#### Task to complete:
Take the lines from the beginning of the material through the line containing "all subjects: 4.42" and retype them exactly, leaving the pictures out.

::: Source excerpt :::

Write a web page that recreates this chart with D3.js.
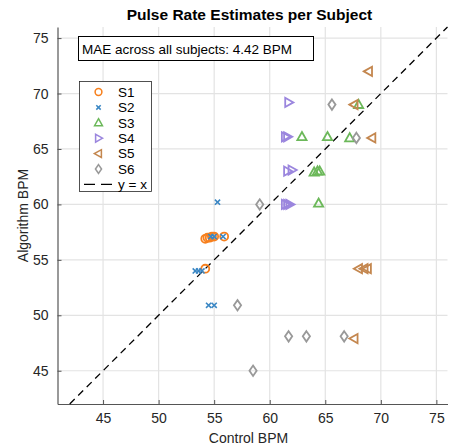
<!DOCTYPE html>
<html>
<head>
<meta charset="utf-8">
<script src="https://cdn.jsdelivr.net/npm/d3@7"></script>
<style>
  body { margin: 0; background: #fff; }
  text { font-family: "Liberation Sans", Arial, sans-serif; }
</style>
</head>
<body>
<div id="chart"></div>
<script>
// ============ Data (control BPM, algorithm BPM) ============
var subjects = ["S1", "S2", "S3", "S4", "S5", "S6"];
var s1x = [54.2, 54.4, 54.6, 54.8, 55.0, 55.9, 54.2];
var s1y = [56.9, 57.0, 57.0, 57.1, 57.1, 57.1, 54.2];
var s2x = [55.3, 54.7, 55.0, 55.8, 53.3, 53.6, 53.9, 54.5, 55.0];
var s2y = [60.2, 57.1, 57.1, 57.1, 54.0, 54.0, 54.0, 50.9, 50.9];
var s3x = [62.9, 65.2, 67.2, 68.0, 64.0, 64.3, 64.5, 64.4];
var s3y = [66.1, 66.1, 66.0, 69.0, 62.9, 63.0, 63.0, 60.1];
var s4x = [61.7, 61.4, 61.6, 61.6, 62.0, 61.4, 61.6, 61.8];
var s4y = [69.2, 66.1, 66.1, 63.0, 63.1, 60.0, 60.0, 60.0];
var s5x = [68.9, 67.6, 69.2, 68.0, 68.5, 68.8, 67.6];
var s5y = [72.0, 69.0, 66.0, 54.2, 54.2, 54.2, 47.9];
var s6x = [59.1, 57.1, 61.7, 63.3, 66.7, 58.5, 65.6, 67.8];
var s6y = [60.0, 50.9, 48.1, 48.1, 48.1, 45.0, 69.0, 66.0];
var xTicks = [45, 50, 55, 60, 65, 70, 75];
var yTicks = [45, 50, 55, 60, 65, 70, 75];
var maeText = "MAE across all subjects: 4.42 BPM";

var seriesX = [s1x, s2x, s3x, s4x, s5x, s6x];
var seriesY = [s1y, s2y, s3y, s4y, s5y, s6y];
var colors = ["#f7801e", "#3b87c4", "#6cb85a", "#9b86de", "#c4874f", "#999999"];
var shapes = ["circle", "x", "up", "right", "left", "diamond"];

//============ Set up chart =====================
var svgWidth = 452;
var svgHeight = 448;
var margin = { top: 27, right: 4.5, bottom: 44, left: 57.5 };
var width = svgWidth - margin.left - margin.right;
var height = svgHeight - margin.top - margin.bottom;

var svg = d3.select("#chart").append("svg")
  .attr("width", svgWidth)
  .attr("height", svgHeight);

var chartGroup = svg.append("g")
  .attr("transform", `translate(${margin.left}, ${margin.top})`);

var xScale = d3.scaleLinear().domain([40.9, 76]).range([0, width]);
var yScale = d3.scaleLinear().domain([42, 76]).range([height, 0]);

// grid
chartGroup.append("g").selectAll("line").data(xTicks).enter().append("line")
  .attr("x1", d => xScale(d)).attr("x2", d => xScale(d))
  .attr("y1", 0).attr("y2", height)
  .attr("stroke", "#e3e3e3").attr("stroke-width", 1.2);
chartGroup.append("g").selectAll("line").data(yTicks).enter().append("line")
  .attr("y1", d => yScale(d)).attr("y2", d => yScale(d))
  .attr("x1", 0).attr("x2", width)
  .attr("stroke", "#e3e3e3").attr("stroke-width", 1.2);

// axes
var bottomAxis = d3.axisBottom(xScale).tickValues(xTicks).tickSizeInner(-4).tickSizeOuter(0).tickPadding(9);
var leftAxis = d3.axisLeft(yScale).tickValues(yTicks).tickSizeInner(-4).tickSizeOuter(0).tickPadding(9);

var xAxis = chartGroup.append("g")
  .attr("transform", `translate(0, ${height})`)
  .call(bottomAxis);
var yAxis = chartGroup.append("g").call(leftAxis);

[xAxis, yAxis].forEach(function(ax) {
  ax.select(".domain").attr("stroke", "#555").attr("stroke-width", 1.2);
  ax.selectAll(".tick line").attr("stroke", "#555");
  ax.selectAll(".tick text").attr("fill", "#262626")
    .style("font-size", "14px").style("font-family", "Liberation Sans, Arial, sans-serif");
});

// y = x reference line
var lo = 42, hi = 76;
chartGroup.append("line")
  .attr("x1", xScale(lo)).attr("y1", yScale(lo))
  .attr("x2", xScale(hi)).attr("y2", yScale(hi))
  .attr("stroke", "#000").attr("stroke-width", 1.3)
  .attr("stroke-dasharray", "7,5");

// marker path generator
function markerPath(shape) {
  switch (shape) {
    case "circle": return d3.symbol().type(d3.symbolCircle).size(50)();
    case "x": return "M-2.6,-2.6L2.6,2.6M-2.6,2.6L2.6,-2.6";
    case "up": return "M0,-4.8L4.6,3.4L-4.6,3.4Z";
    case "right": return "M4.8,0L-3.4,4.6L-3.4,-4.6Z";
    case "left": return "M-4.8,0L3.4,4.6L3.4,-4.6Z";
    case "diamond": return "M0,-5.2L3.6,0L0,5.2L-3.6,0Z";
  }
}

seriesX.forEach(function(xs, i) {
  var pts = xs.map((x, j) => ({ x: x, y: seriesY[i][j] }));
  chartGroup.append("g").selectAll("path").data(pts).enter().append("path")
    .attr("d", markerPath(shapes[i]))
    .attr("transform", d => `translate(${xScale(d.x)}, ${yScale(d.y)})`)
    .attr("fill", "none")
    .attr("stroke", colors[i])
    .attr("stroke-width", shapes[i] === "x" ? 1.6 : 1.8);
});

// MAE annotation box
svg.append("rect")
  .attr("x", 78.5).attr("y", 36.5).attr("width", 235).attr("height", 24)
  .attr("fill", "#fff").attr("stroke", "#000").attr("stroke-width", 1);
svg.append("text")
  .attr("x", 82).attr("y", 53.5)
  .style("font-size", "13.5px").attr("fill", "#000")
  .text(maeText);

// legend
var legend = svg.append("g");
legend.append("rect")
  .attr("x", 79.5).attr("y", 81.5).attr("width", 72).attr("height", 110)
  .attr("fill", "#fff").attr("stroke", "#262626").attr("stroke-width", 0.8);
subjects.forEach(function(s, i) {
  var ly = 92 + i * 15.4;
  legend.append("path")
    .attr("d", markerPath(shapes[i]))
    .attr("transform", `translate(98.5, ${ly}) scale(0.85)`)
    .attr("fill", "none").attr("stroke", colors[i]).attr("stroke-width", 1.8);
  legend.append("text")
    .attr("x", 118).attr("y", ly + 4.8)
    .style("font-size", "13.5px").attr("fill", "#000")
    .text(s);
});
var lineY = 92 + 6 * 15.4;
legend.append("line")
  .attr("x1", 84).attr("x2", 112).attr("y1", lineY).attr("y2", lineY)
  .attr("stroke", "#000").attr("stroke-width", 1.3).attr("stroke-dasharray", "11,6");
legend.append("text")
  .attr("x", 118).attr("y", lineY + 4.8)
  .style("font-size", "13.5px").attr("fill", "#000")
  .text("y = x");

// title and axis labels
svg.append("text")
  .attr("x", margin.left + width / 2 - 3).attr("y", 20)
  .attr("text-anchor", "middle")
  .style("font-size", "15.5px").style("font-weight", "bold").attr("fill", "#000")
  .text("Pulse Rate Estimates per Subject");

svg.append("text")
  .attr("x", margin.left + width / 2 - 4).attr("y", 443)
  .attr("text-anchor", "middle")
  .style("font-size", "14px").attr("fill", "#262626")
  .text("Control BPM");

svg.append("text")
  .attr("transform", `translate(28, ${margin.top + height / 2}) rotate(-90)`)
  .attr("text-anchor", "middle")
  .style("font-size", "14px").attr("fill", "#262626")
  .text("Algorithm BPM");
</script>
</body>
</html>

:::

#### Task answer:
Write a web page that recreates this chart with D3.js.
<!DOCTYPE html>
<html>
<head>
<meta charset="utf-8">
<script src="https://cdn.jsdelivr.net/npm/d3@7"></script>
<style>
  body { margin: 0; background: #fff; }
  text { font-family: "Liberation Sans", Arial, sans-serif; }
</style>
</head>
<body>
<div id="chart"></div>
<script>
// ============ Data (control BPM, algorithm BPM) ============
var subjects = ["S1", "S2", "S3", "S4", "S5", "S6"];
var s1x = [54.2, 54.4, 54.6, 54.8, 55.0, 55.9, 54.2];
var s1y = [56.9, 57.0, 57.0, 57.1, 57.1, 57.1, 54.2];
var s2x = [55.3, 54.7, 55.0, 55.8, 53.3, 53.6, 53.9, 54.5, 55.0];
var s2y = [60.2, 57.1, 57.1, 57.1, 54.0, 54.0, 54.0, 50.9, 50.9];
var s3x = [62.9, 65.2, 67.2, 68.0, 64.0, 64.3, 64.5, 64.4];
var s3y = [66.1, 66.1, 66.0, 69.0, 62.9, 63.0, 63.0, 60.1];
var s4x = [61.7, 61.4, 61.6, 61.6, 62.0, 61.4, 61.6, 61.8];
var s4y = [69.2, 66.1, 66.1, 63.0, 63.1, 60.0, 60.0, 60.0];
var s5x = [68.9, 67.6, 69.2, 68.0, 68.5, 68.8, 67.6];
var s5y = [72.0, 69.0, 66.0, 54.2, 54.2, 54.2, 47.9];
var s6x = [59.1, 57.1, 61.7, 63.3, 66.7, 58.5, 65.6, 67.8];
var s6y = [60.0, 50.9, 48.1, 48.1, 48.1, 45.0, 69.0, 66.0];
var xTicks = [45, 50, 55, 60, 65, 70, 75];
var yTicks = [45, 50, 55, 60, 65, 70, 75];
var maeText = "MAE across all subjects: 4.42 BPM";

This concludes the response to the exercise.